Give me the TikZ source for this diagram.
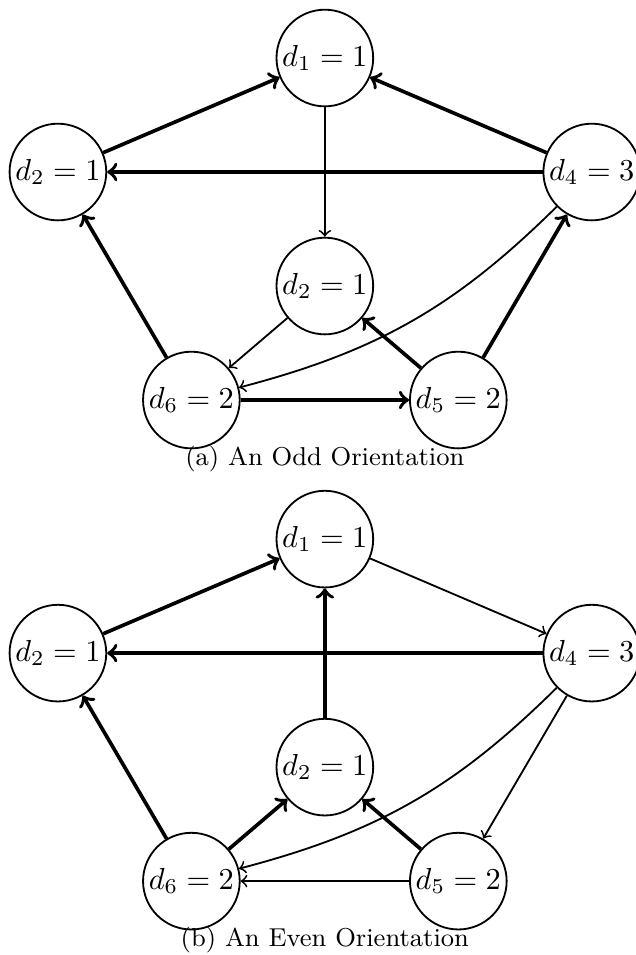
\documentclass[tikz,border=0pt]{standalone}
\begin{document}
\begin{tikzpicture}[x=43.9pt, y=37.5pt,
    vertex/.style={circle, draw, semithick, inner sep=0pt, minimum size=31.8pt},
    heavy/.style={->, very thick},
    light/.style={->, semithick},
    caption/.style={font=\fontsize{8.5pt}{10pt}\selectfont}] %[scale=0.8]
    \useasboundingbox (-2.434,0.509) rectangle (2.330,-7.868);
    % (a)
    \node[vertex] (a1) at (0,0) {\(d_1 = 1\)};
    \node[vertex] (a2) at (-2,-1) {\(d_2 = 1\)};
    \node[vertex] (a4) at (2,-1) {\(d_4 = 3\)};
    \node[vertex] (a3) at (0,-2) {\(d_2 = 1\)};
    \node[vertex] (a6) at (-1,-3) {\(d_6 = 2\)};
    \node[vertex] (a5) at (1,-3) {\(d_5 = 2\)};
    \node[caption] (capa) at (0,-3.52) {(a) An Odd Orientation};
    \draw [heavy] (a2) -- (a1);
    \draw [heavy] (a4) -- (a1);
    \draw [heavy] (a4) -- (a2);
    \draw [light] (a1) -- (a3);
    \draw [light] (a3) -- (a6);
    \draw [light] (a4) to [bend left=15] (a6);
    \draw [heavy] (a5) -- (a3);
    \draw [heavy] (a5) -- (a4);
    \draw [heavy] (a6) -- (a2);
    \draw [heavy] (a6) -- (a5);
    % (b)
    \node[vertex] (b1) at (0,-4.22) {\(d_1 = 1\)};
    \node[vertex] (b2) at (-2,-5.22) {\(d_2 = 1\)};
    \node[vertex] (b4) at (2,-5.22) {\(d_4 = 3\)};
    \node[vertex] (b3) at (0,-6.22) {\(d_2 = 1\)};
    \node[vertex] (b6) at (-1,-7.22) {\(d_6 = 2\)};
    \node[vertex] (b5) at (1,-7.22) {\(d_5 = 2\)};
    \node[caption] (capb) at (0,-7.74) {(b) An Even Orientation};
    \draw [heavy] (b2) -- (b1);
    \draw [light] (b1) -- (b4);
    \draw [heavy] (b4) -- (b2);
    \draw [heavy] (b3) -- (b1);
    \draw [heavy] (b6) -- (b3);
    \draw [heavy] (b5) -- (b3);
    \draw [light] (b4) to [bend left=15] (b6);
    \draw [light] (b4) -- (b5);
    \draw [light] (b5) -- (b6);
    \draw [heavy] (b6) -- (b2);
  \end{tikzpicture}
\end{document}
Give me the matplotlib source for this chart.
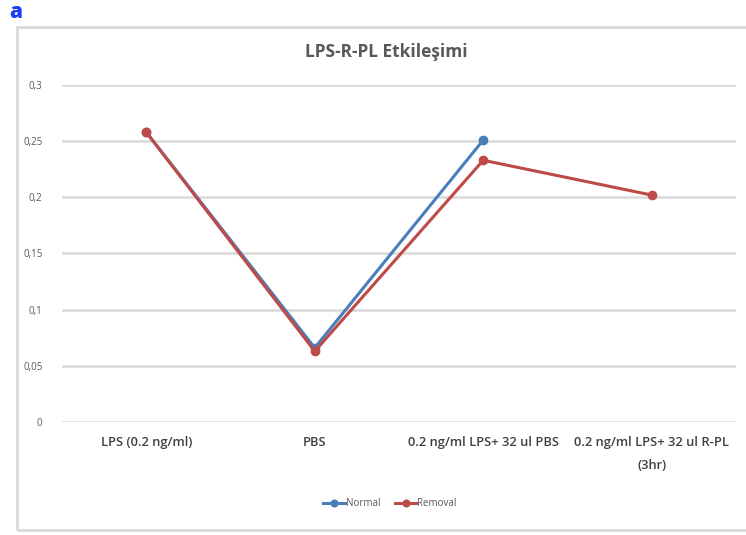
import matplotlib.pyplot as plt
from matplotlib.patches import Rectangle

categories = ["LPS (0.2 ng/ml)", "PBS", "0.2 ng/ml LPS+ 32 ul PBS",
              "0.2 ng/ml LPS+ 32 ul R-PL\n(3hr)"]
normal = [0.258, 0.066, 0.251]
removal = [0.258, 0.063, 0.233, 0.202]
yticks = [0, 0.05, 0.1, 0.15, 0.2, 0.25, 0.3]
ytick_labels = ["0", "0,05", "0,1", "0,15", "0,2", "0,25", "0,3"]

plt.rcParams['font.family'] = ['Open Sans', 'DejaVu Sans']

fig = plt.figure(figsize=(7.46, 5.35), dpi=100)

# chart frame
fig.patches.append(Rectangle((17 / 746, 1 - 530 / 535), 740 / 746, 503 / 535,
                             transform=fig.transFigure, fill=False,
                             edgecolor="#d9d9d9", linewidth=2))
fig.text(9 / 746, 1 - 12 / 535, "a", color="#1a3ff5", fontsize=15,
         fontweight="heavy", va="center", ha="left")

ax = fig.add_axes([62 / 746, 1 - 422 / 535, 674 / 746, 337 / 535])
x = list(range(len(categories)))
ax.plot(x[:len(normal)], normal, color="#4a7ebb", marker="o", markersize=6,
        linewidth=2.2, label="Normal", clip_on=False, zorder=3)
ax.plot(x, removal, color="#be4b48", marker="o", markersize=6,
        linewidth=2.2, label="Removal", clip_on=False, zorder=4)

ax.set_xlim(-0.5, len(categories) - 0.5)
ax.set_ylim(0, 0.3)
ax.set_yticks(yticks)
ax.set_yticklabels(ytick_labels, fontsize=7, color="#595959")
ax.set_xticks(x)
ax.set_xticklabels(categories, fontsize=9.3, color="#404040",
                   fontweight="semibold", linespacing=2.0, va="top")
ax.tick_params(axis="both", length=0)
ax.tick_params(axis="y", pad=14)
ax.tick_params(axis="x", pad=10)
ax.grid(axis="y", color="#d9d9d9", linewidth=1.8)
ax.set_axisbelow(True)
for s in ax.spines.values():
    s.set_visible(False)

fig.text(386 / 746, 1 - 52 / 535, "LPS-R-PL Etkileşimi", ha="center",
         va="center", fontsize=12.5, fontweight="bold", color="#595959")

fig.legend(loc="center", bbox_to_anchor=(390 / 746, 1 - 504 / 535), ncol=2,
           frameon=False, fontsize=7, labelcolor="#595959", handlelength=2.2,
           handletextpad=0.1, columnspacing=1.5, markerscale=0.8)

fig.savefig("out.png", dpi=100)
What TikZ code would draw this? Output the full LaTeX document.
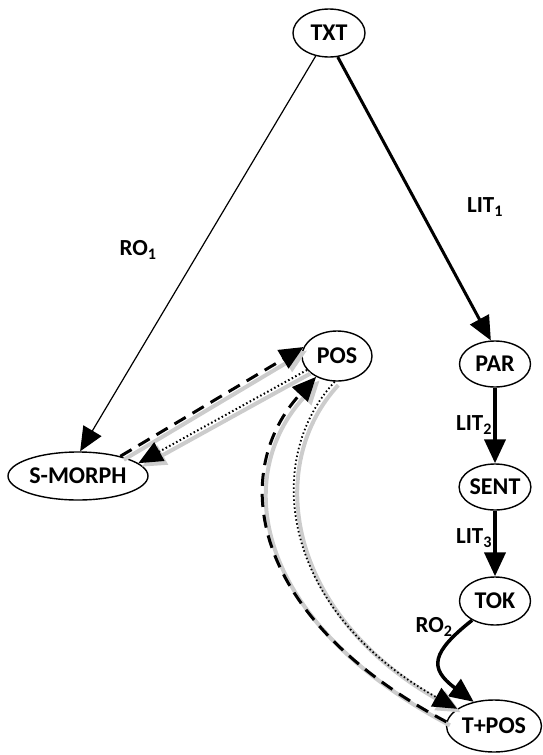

...

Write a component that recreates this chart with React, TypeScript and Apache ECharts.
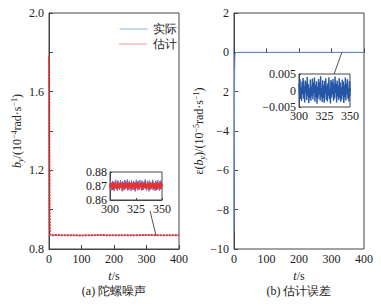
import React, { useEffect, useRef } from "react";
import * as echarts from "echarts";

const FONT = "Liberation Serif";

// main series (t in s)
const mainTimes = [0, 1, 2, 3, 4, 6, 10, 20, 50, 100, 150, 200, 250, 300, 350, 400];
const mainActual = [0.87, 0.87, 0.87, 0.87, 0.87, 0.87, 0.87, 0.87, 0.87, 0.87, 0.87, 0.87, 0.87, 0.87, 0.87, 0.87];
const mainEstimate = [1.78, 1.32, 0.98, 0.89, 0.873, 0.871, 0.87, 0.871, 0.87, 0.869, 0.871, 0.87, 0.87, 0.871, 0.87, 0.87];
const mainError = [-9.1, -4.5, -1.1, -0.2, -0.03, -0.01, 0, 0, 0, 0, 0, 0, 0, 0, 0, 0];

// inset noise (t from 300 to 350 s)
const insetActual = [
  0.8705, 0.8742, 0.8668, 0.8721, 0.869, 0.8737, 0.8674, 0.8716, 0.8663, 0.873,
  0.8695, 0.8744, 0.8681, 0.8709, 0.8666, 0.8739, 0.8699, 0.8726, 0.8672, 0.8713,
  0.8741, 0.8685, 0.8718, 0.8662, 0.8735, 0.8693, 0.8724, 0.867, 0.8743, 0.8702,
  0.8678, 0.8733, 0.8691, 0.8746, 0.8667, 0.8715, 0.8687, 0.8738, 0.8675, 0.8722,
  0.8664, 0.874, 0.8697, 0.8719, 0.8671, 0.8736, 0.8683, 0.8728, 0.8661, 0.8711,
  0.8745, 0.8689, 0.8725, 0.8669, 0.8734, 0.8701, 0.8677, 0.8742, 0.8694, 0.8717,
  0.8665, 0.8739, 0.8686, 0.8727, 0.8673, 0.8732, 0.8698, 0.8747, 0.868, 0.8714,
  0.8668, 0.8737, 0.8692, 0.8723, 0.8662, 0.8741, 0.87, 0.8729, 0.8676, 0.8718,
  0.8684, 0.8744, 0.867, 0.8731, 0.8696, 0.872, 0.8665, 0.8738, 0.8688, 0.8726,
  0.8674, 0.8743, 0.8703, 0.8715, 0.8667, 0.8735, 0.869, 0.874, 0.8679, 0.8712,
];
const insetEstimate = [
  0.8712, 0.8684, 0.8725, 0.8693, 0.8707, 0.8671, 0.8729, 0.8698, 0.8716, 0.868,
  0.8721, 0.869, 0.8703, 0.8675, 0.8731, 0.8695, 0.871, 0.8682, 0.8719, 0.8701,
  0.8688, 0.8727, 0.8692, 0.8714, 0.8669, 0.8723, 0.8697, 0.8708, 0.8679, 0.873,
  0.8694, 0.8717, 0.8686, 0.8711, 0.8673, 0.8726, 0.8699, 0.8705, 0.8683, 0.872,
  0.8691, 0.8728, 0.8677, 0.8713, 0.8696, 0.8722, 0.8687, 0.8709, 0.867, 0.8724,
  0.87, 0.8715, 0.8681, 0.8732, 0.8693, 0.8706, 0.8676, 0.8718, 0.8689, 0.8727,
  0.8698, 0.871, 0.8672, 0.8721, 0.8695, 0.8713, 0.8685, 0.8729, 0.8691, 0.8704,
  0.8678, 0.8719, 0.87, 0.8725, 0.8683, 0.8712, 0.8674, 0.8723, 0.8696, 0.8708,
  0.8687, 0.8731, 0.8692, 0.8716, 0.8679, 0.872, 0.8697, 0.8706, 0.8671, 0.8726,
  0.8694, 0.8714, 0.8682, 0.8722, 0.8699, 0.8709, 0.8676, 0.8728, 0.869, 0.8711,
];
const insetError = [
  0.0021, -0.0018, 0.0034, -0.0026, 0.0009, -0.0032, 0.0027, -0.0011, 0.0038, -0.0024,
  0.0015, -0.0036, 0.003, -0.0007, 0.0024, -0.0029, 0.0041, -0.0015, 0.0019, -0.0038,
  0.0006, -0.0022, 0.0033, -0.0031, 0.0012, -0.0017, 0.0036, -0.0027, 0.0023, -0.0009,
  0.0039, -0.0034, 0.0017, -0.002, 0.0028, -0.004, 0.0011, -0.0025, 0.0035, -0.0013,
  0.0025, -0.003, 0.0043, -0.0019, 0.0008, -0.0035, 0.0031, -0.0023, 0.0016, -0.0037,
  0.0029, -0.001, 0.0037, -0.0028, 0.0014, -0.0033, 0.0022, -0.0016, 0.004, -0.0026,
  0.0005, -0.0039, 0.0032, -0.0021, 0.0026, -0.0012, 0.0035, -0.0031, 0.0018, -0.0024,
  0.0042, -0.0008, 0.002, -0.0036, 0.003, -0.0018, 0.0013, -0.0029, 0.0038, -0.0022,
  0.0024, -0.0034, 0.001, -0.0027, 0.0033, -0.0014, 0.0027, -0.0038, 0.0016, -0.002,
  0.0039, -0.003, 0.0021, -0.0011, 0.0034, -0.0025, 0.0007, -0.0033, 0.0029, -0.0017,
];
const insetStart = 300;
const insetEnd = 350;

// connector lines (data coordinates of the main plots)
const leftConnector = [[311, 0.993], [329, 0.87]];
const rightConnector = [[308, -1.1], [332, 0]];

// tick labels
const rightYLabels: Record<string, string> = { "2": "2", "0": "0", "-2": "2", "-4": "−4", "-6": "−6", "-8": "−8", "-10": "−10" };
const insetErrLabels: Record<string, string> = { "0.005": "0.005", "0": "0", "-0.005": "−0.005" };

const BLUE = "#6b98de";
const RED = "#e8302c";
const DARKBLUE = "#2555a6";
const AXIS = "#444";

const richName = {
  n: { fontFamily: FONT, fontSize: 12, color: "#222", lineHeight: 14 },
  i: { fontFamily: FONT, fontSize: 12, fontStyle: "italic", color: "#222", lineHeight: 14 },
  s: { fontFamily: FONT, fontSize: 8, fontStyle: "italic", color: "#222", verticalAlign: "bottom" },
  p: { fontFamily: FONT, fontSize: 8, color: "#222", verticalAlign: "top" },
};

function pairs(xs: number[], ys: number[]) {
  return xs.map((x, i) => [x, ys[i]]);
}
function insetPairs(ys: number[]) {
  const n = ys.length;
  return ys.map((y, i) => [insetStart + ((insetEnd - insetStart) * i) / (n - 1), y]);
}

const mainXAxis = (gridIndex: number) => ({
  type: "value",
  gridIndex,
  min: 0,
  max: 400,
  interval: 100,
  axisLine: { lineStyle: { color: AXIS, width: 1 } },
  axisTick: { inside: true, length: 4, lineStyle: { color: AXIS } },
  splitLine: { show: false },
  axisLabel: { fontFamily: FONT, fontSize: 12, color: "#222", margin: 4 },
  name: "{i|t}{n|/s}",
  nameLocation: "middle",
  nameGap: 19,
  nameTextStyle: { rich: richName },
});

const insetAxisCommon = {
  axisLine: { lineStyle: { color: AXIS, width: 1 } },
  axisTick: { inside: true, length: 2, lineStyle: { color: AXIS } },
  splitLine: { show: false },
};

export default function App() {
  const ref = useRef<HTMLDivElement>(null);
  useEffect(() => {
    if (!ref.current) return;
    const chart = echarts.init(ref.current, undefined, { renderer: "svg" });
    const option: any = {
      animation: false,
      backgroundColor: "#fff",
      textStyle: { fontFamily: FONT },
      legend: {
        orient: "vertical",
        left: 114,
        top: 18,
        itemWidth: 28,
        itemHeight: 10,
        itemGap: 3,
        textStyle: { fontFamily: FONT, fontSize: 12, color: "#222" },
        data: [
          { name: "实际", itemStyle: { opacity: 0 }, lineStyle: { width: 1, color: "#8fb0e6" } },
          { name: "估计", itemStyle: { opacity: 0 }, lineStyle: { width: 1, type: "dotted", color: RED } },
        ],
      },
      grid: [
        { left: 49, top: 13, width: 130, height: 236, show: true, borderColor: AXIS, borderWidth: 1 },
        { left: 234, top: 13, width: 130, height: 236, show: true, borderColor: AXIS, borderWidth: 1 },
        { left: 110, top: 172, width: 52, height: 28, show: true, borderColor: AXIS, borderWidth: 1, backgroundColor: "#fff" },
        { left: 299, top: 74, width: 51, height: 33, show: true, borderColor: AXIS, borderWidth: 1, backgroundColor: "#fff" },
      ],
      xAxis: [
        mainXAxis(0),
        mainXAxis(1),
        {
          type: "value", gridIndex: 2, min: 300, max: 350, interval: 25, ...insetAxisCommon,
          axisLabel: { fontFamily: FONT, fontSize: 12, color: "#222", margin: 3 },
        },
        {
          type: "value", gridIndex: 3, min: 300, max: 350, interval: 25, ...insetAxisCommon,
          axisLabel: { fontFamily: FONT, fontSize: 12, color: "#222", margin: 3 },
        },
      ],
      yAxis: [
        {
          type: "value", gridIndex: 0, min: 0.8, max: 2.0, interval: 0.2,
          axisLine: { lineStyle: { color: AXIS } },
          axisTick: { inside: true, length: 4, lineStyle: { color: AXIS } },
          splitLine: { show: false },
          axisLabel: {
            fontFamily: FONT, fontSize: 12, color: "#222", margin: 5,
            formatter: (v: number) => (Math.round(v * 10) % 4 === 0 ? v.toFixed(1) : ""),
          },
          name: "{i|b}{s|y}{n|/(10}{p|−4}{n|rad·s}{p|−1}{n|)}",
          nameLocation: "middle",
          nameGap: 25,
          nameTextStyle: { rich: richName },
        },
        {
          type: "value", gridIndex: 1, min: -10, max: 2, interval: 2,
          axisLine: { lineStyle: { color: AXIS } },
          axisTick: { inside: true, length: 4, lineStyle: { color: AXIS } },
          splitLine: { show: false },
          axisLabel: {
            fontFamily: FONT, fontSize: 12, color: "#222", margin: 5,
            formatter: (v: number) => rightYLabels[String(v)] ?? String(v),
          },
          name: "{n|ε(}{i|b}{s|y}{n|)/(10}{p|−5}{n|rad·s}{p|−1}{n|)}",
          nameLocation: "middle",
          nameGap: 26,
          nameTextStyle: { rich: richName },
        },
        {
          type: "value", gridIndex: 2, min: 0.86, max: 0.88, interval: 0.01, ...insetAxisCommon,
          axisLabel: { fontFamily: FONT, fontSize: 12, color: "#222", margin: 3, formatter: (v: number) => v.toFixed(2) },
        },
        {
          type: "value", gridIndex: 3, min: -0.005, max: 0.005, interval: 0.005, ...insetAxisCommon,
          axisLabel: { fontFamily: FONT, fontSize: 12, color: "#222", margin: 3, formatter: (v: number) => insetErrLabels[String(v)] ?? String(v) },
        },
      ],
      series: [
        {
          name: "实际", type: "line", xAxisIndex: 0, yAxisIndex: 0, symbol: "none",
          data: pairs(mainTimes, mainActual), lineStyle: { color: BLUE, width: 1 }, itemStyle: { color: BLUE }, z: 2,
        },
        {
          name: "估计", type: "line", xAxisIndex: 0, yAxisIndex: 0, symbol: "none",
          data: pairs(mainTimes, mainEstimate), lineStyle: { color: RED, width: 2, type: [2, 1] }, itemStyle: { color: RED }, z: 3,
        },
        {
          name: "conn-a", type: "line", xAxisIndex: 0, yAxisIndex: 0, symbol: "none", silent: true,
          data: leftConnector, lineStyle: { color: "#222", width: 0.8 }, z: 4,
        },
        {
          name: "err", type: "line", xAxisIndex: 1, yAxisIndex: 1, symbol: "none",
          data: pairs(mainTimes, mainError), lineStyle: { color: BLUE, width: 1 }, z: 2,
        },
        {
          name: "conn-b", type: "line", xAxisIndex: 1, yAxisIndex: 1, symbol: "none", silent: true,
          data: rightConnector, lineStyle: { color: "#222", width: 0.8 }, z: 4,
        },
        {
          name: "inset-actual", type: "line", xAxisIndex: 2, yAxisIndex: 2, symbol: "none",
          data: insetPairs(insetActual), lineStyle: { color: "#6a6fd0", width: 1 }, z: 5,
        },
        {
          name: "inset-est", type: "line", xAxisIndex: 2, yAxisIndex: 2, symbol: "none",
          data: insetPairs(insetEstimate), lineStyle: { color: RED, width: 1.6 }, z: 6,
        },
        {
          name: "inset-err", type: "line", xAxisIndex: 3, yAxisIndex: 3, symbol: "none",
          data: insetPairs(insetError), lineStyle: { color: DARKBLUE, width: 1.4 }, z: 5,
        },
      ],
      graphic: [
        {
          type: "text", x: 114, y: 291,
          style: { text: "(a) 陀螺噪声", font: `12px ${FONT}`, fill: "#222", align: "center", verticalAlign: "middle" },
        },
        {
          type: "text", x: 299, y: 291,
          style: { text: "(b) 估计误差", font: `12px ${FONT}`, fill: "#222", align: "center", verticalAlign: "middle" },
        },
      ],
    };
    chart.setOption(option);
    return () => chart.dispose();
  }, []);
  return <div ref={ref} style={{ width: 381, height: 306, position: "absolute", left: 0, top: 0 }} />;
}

- _Job_
Exclude any pictures, and restate word for word the lines from the one containing "Give me the TikZ source for this diagram." through the one containing "from matplotlib.patches import Rectangle", both included.

- _Answer to the task_
Give me the TikZ source for this diagram.
\documentclass[tikz,border=0pt]{standalone}
\begin{document}
\begin{tikzpicture}[x=43.9pt, y=37.5pt,
    vertex/.style={circle, draw, semithick, inner sep=0pt, minimum size=31.8pt},
    heavy/.style={->, very thick},
    light/.style={->, semithick},
    caption/.style={font=\fontsize{8.5pt}{10pt}\selectfont}] %[scale=0.8]
    \useasboundingbox (-2.434,0.509) rectangle (2.330,-7.868);
    % (a)
    \node[vertex] (a1) at (0,0) {\(d_1 = 1\)};
    \node[vertex] (a2) at (-2,-1) {\(d_2 = 1\)};
    \node[vertex] (a4) at (2,-1) {\(d_4 = 3\)};
    \node[vertex] (a3) at (0,-2) {\(d_2 = 1\)};
    \node[vertex] (a6) at (-1,-3) {\(d_6 = 2\)};
    \node[vertex] (a5) at (1,-3) {\(d_5 = 2\)};
    \node[caption] (capa) at (0,-3.52) {(a) An Odd Orientation};
    \draw [heavy] (a2) -- (a1);
    \draw [heavy] (a4) -- (a1);
    \draw [heavy] (a4) -- (a2);
    \draw [light] (a1) -- (a3);
    \draw [light] (a3) -- (a6);
    \draw [light] (a4) to [bend left=15] (a6);
    \draw [heavy] (a5) -- (a3);
    \draw [heavy] (a5) -- (a4);
    \draw [heavy] (a6) -- (a2);
    \draw [heavy] (a6) -- (a5);
    % (b)
    \node[vertex] (b1) at (0,-4.22) {\(d_1 = 1\)};
    \node[vertex] (b2) at (-2,-5.22) {\(d_2 = 1\)};
    \node[vertex] (b4) at (2,-5.22) {\(d_4 = 3\)};
    \node[vertex] (b3) at (0,-6.22) {\(d_2 = 1\)};
    \node[vertex] (b6) at (-1,-7.22) {\(d_6 = 2\)};
    \node[vertex] (b5) at (1,-7.22) {\(d_5 = 2\)};
    \node[caption] (capb) at (0,-7.74) {(b) An Even Orientation};
    \draw [heavy] (b2) -- (b1);
    \draw [light] (b1) -- (b4);
    \draw [heavy] (b4) -- (b2);
    \draw [heavy] (b3) -- (b1);
    \draw [heavy] (b6) -- (b3);
    \draw [heavy] (b5) -- (b3);
    \draw [light] (b4) to [bend left=15] (b6);
    \draw [light] (b4) -- (b5);
    \draw [light] (b5) -- (b6);
    \draw [heavy] (b6) -- (b2);
  \end{tikzpicture}
\end{document}
Give me the matplotlib source for this chart.
import matplotlib.pyplot as plt
from matplotlib.patches import Rectangle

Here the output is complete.